YOUR OBJECTIVE:
Pick out the lines in the listing below that contain the word "LaTeX" and copy them.

GIVEN DATA:

◇ ◇ ◇

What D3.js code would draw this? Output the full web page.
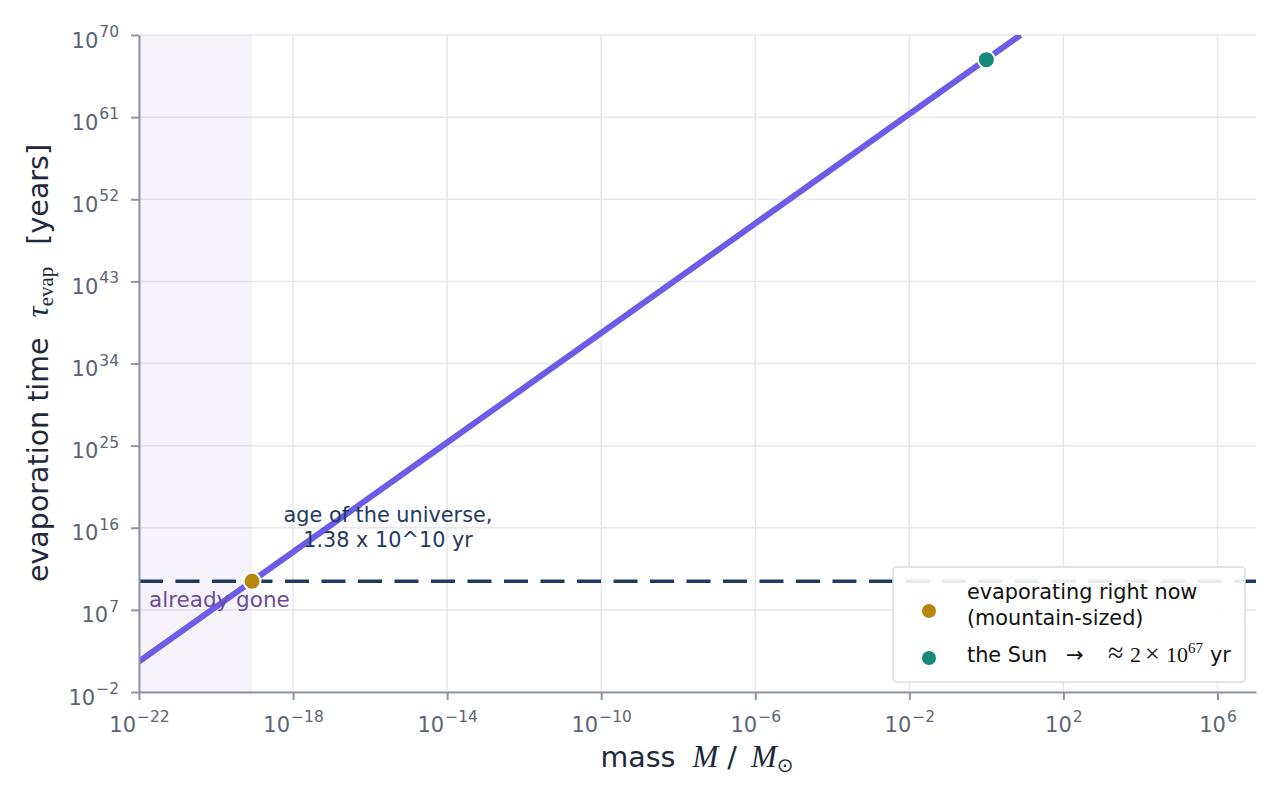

◇ ◇ ◇

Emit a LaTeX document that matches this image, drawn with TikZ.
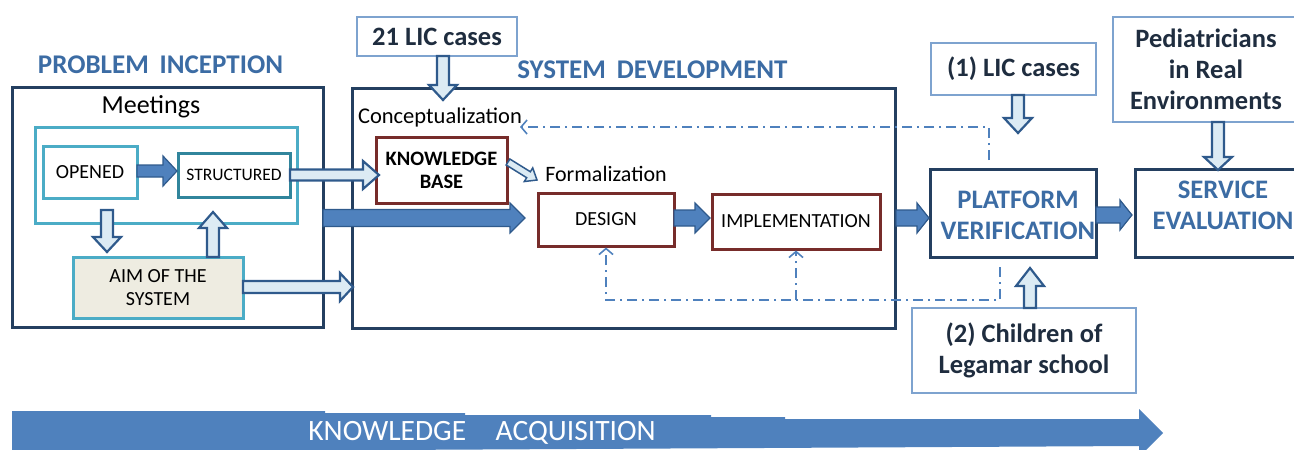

◇ ◇ ◇

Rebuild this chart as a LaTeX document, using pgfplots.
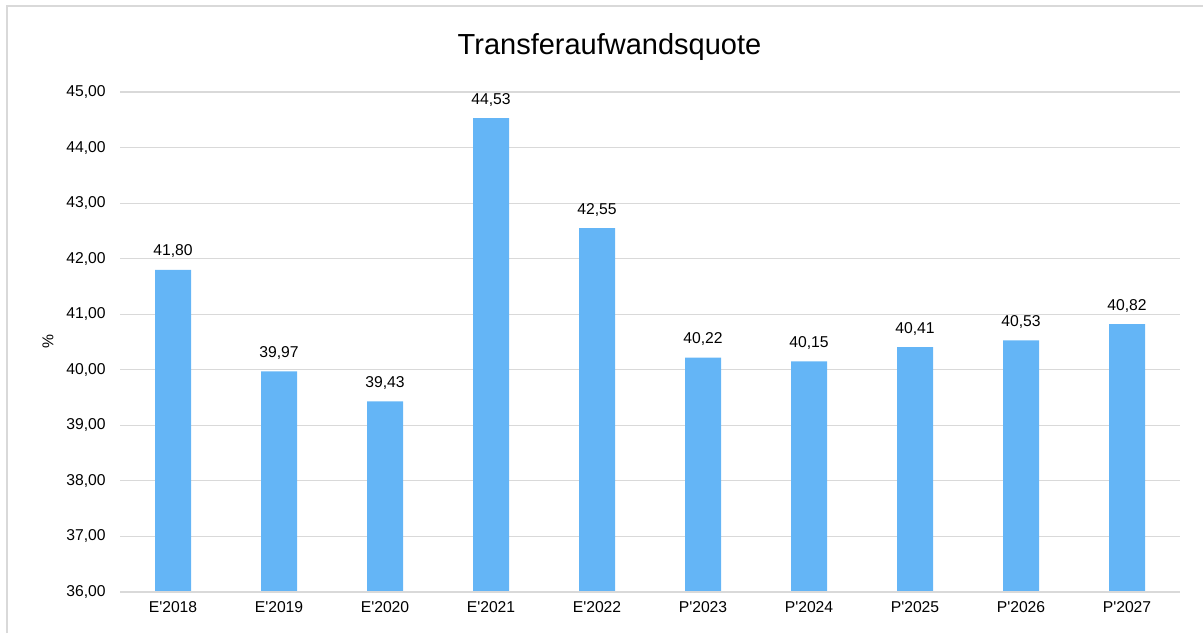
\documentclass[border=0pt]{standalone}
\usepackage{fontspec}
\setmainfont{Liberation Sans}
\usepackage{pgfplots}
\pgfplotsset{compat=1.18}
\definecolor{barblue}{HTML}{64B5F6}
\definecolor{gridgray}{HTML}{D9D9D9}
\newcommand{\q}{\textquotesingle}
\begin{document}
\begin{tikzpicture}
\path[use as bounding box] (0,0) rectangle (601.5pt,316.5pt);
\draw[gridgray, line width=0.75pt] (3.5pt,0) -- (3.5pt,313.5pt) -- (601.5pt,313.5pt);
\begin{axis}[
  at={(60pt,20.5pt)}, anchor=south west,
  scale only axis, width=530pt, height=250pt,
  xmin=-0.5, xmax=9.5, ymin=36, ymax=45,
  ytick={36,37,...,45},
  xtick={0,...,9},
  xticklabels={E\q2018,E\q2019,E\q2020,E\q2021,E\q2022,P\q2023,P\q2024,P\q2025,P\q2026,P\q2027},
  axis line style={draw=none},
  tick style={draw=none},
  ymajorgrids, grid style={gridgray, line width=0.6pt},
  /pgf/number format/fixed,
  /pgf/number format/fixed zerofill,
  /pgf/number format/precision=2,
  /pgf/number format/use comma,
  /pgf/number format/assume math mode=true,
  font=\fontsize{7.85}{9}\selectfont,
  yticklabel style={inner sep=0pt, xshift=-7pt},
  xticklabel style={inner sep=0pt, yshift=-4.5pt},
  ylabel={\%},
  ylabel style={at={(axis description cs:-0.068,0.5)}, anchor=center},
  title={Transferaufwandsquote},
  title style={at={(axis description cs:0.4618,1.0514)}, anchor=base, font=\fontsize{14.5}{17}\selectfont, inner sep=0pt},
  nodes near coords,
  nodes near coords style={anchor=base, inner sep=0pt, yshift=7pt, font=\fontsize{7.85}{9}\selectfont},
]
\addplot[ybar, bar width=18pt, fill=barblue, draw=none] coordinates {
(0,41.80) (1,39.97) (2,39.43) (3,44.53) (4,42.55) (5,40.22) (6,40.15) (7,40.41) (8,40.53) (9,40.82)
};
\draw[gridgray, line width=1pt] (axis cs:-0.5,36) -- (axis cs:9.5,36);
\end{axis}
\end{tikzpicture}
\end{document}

◇ ◇ ◇

WRITTEN ANSWER:
Emit a LaTeX document that matches this image, drawn with TikZ.
Rebuild this chart as a LaTeX document, using pgfplots.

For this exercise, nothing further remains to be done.